With the demise of the Cold War and the rise of terrorism, the Navy determined that there was no longer a need for 18 ballistic-missile submarines (SSBNs) while a new need arose for a guided-missile and special operations platform. The result: conversion of four SSBNs into guided-missile submarines (SSGNs), starting with the lead ship of the Trident submarine class, the Ohio.
The Michigan, Georgia and Florida followed the Ohio into conversion. The Ohio returned in December to its home port in Bangor, Wash., from its first deployment — 14½ months after shoving off. The Michigan left its home port of Bangor in November. The Georgia deploys in July; the Florida deployed in May. The Georgia and Florida are home ported in Kings Bay, Ga.
The forward base for the Ohio and Michigan is Guam; the Florida and Georgia operate out of Diego Garcia in the Indian Ocean when deployed. All have the ability to surge to other theaters of operation.
The Ohio’s deployment was 2½ months longer than the norm, staying at sea until the Michigan was ready for its first deployment. From Guam, the Ohio undertakes standard 90-day missions, rotating its “blue” and “gold” crews per nuclear submarine custom. While on deployment, the Ohio undertook one or two “national tasking” missions, which Capt.

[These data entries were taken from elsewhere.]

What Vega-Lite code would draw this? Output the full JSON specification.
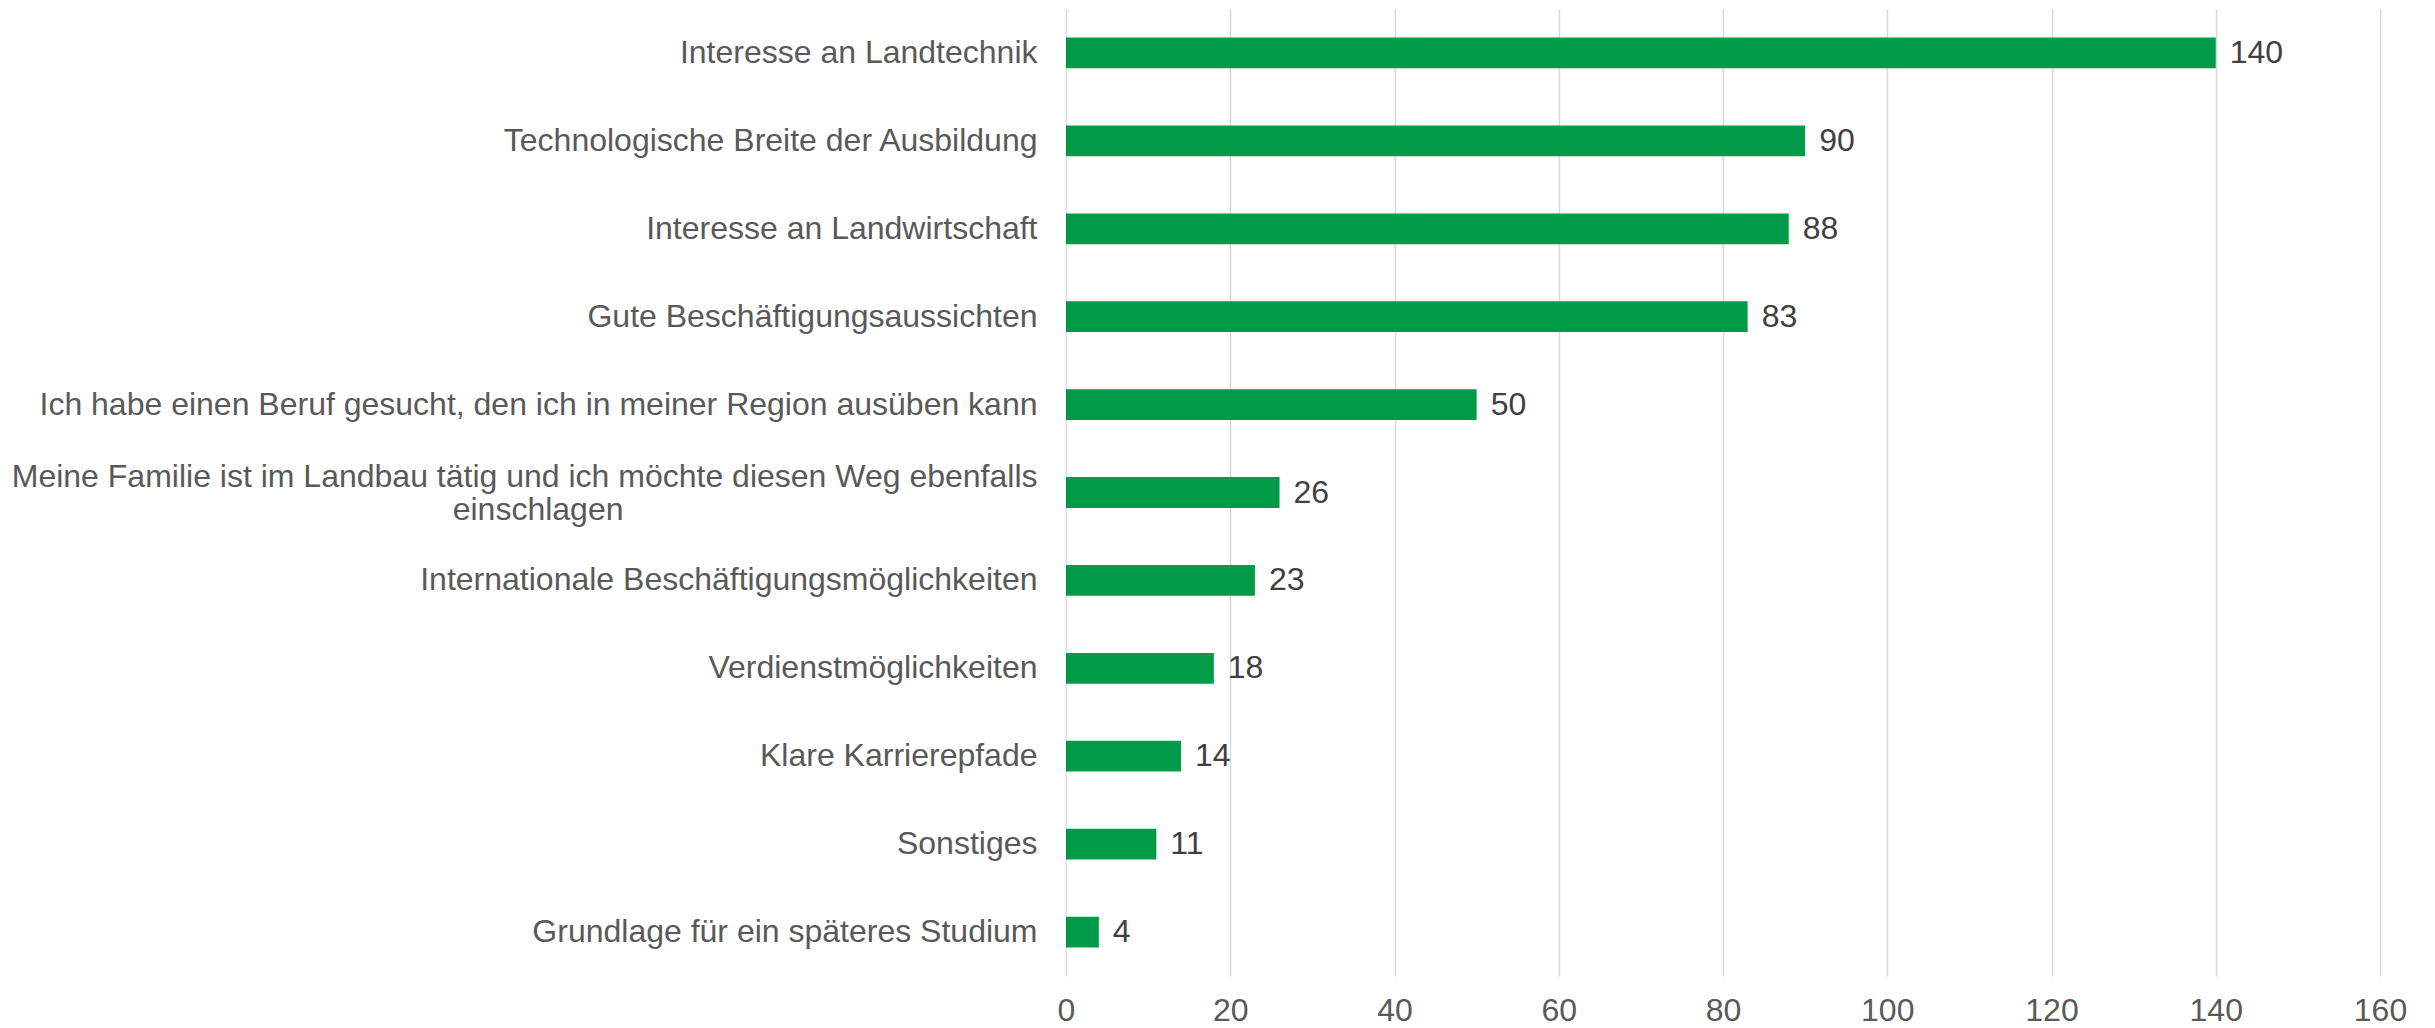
{
  "$schema": "https://vega.github.io/schema/vega-lite/v6.json",
  "autosize": {"type": "none"},
  "padding": {"left": 1066, "top": 9, "right": 55, "bottom": 52},
  "width": 1314,
  "height": 967,
  "background": "white",
  "config": {"view": {"stroke": null}, "font": "Liberation Sans"},
  "data": {
    "values": [
      {"reason": "Interesse an Landtechnik", "count": 140},
      {"reason": "Technologische Breite der Ausbildung", "count": 90},
      {"reason": "Interesse an Landwirtschaft", "count": 88},
      {"reason": "Gute Beschäftigungsaussichten", "count": 83},
      {"reason": "Ich habe einen Beruf gesucht, den ich in meiner Region ausüben kann", "count": 50},
      {"reason": "Meine Familie ist im Landbau tätig und ich möchte diesen Weg ebenfalls einschlagen", "count": 26},
      {"reason": "Internationale Beschäftigungsmöglichkeiten", "count": 23},
      {"reason": "Verdienstmöglichkeiten", "count": 18},
      {"reason": "Klare Karrierepfade", "count": 14},
      {"reason": "Sonstiges", "count": 11},
      {"reason": "Grundlage für ein späteres Studium", "count": 4}
    ]
  },
  "encoding": {
    "y": {
      "field": "reason",
      "type": "nominal",
      "sort": null,
      "scale": {"paddingInner": 0.65, "paddingOuter": 0.325},
      "axis": {
        "title": null,
        "domain": false,
        "ticks": false,
        "grid": false,
        "labelFont": "Liberation Sans",
        "labelFontSize": 32,
        "labelColor": "#595959",
        "labelPadding": 29,
        "labelLimit": 1100,
        "labelLineHeight": 33,
        "labelOffset": {"condition": {"test": "indexof(datum.value, 'Meine Familie') == 0", "value": -16}, "value": 0},
        "labelExpr": "datum.label == 'Meine Familie ist im Landbau tätig und ich möchte diesen Weg ebenfalls einschlagen' ? ['Meine Familie ist im Landbau tätig und ich möchte diesen Weg ebenfalls', 'einschlagen\u2800\u2800\u2800\u2800\u2800\u2800\u2800\u2800\u2800\u2800\u2800\u2800\u2800\u2800\u2800\u2800\u2800\u2800'] : datum.label"
      }
    },
    "x": {
      "field": "count",
      "type": "quantitative",
      "scale": {"domain": [0, 160], "nice": false},
      "axis": {
        "title": null,
        "domain": false,
        "ticks": false,
        "values": [0, 20, 40, 60, 80, 100, 120, 140, 160],
        "grid": true,
        "gridColor": "#D9D9D9",
        "gridWidth": 1.5,
        "labelFlush": false,
        "labelFont": "Liberation Sans",
        "labelFontSize": 32,
        "labelColor": "#595959",
        "labelPadding": 19
      }
    }
  },
  "layer": [
    {"mark": {"type": "bar", "color": "#009B48"}},
    {
      "mark": {"type": "text", "align": "left", "baseline": "middle", "dx": 14, "fontSize": 32, "color": "#404040", "font": "Liberation Sans"},
      "encoding": {"text": {"field": "count", "type": "quantitative"}}
    }
  ]
}
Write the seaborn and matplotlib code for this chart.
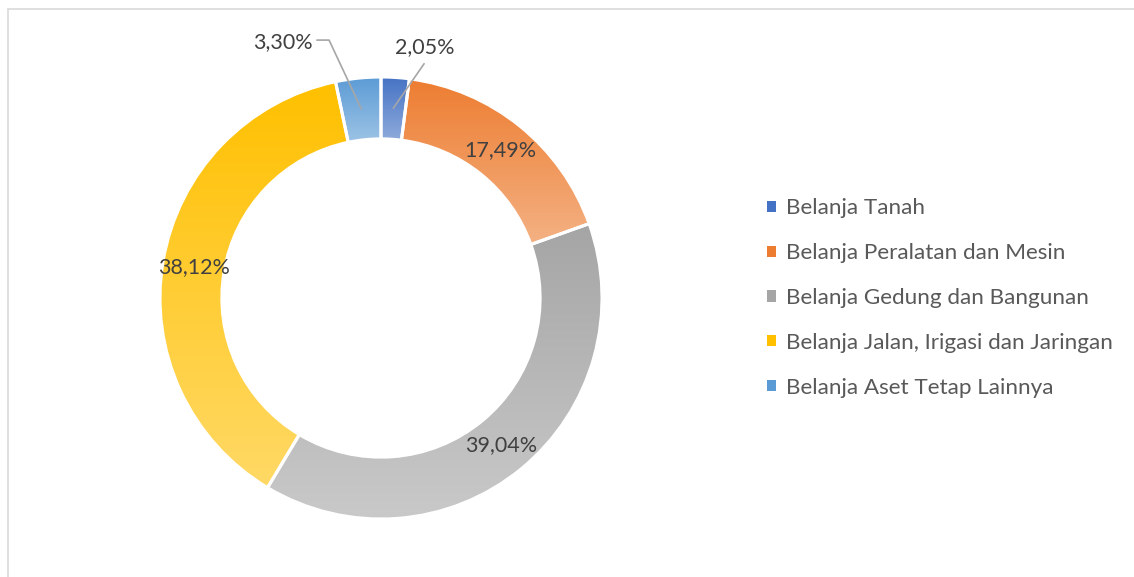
import numpy as np
import matplotlib
matplotlib.use("Agg")
import matplotlib.pyplot as plt
import matplotlib.colors as mcolors
from matplotlib.patches import Rectangle
from matplotlib.lines import Line2D
import seaborn as sns

categories = ["Belanja Tanah", "Belanja Peralatan dan Mesin", "Belanja Gedung dan Bangunan",
              "Belanja Jalan, Irigasi dan Jaringan", "Belanja Aset Tetap Lainnya"]
values = [2.05, 17.49, 39.04, 38.12, 3.30]
base_colors = ["#4472C4", "#ED7D31", "#A5A5A5", "#FFC000", "#5B9BD5"]

sns.set_theme(style="white")
plt.rcParams['font.family'] = ['Lato', 'DejaVu Sans']
palette = sns.color_palette(base_colors)

W, H = 1134, 577
fig = plt.figure(figsize=(W / 100, H / 100), dpi=100)
fig.patch.set_facecolor("white")

R_PX = 221.0
cx, cy = 381.0, H - 298.0
half = 262.0
ax = fig.add_axes([(cx - half) / W, (cy - half) / H, 2 * half / W, 2 * half / H])
lim = half / R_PX

def fmt(p):
    return f"{p:.2f}".replace(".", ",") + "%"

wedges, texts, autotexts = ax.pie(
    values, colors=palette, startangle=90, counterclock=False,
    radius=1.0, pctdistance=0.86, autopct=fmt,
    wedgeprops=dict(width=0.28, edgecolor="white", linewidth=2.2),
    textprops=dict(color="#404040", fontsize=15.5),
)

# vertical gradient fills (dark top -> lighter bottom), clipped to each wedge
for w, c in zip(wedges, palette):
    top = np.array(mcolors.to_rgb(c))
    bot = top + (1 - top) * 0.40
    t = np.linspace(0, 1, 256)[:, None, None]
    grad = top[None, None, :] * (1 - t) + bot[None, None, :] * t
    ext = w.get_path().get_extents()
    im = ax.imshow(grad, extent=(ext.x0, ext.x1, ext.y0, ext.y1), origin="upper",
                   aspect="auto", zorder=0.5, interpolation="bilinear")
    im.set_clip_path(w)
    w.set_facecolor("none")
    w.set_zorder(1)

for t in autotexts:
    t.set_zorder(3)

# outer labels with leader lines for small slices
def mid_point(w, r):
    a = np.deg2rad((w.theta1 + w.theta2) / 2)
    return r * np.cos(a), r * np.sin(a)

lc = "#A6A6A6"
# Belanja Tanah
x0, y0 = mid_point(wedges[0], 0.86)
ax.add_line(Line2D([x0, 0.195], [y0, 1.06], color=lc, lw=1.2, zorder=2))
autotexts[0].set_position((0.197, 1.137))
autotexts[0].set_ha("center")
autotexts[0].set_va("center")
# Belanja Aset Tetap Lainnya
x4, y4 = mid_point(wedges[4], 0.86)
ax.add_line(Line2D([x4, -0.235, -0.29], [y4, 1.167, 1.167], color=lc, lw=1.2, zorder=2))
autotexts[4].set_position((-0.31, 1.16))
autotexts[4].set_ha("right")
autotexts[4].set_va("center")

ax.set_xlim(-lim, lim)
ax.set_ylim(-lim, lim)
ax.set_aspect("equal")
ax.axis("off")

# legend
handles = [Rectangle((0, 0), 1, 1, facecolor=c, edgecolor="none") for c in palette]
leg = fig.legend(handles, categories, loc="center left",
                 bbox_to_anchor=(767 / W, (H - 298) / H), frameon=False,
                 fontsize=16.2, labelcolor="#595959", handlelength=0.4, handleheight=0.4,
                 handletextpad=0.45, labelspacing=1.1, borderpad=0, borderaxespad=0)

# chart frame
fig.add_artist(Rectangle((7.5 / W, -0.2), 1.5, (H - 9.5) / H + 0.2, transform=fig.transFigure,
                         fill=False, edgecolor="#D9D9D9", linewidth=1.2))

fig.savefig("out.png", dpi=100, facecolor="white")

Chris Ratliff, the Ohio’s first SSGN skipper, described as “highly classified” and “extremely relevant” during an interview at his office at the Naval Base Kitsap on Washington state’s Hood Canal.
Each SSGN has 105 Tomahawk cruise missiles and 66 special operations forces (SOF) personnel. The missiles are “tethered” to Tomahawk commitments, but none was fired during the Ohio’s deployment, Ratliff said. SOF missions are another thing; Ratliff couldn’t discuss these missions but said they represented “theater security operations” in cooperation with allies.
There are one or two national taskings in each operational period or mission set, which Ratliff described as “very SSGN-specific missions in the global war on terror.” There have been four mission sets during Ohio’s deployment. None of the national taskings was a mission of opportunity but instead were missions designed specifically for the SSGN’s capabilities.
The Ohio isn’t a small submarine. It’s 560 feet long and displaces nearly 19,000 tons submerged, about double the size of today’s Ticonderoga-class cruisers. The Ohio’s size didn’t matter when it was in its original Trident missile role; deep water was its habitat for its long-range D-5 missiles. But its new mission as a support platform for special operations has skeptics of the conversion program questioning not only the SSGN’s ability to operate in shallow water to put the SOF troops ashore, but also the cost of the conversion.
Ratliff said use of the SEAL Delivery Vehicle (SDV) and the Advanced SEAL Delivery System (ASDS) gives the Navy’s SEAL teams all the flexibility and ability they need to get to shore. The ASDS is a mini-sub carried on the back of the SSGN and has a range of about 100 miles, enough to let the SSGNs stand off from shore as close or as far as the skippers choose. Six Los Angeles-class attack submarines (SSNs) have been fitted to accommodate the ASDS and all new Virginia-class SSNs can carry them. The ASDS carries a crew of two and 16 SEALs plus equipment. The SDV is a submersible that carries equipment and four SEALs, but the personnel use scuba gear and are not enclosed as with the ASDS.
The SSGN’s capacity is the key, Ratliff said, in distinguishing it from the Los Angeleses or the Virginias. The SSGNs can carry 66 SEALS compared with the handful on the SSNs. The SSGNs, once the home for 24 Trident D5 missiles, can carry 105 Tomahawks, compared with 12 on the Virginias.
Skeptics also worry that the new generation of air-independent propulsion (AIP) and quieter diesel-electric submarines, such as the advanced Russian Kilos, pose a threat to the SSGNs operating in shallow waters, where the AIPs and Kilos thrive. Ratliff acknowledges these submarines are a “challenge, but they are a manageable challenge.”
Close to shore is an environment for the diesels and SSKs (sub-hunting submarines), and the SSGNs “go into the lair,” Ratliff said. But the SSGNs have the latest sonar and fire-control systems installed as part of the conversion, which Ratliff said are key to operating in the “mission-contested environment” of shallow waters. Furthermore, the SSGN’s “arm’s length is longer than a diesel,” giving the SSGN the advantage.
“I’m willing to operate with the SSK threat to get the mission done,” Ratliff said.
Naval plans are to stop with the four SSGN conversions, but Ratliff said consideration is already underway about replacing the SSBNs and SSGNs as their service lives end.
As for the cost critics complain about? The conversion cost for the SSGN is about $650 million, with roughly another $350 million for a major overhaul and refueling, compared with the $2 billion-plus cost of the Virginia-class sub, Ratliff said. For the $1 billion, the Navy gets a delivery platform that has more than nine times the firepower and far more special forces. The converted SSGNs have a service life of 20 years.
In today’s armed forces, that $1 billion is probably one of the best bargains in defense weapons procurements.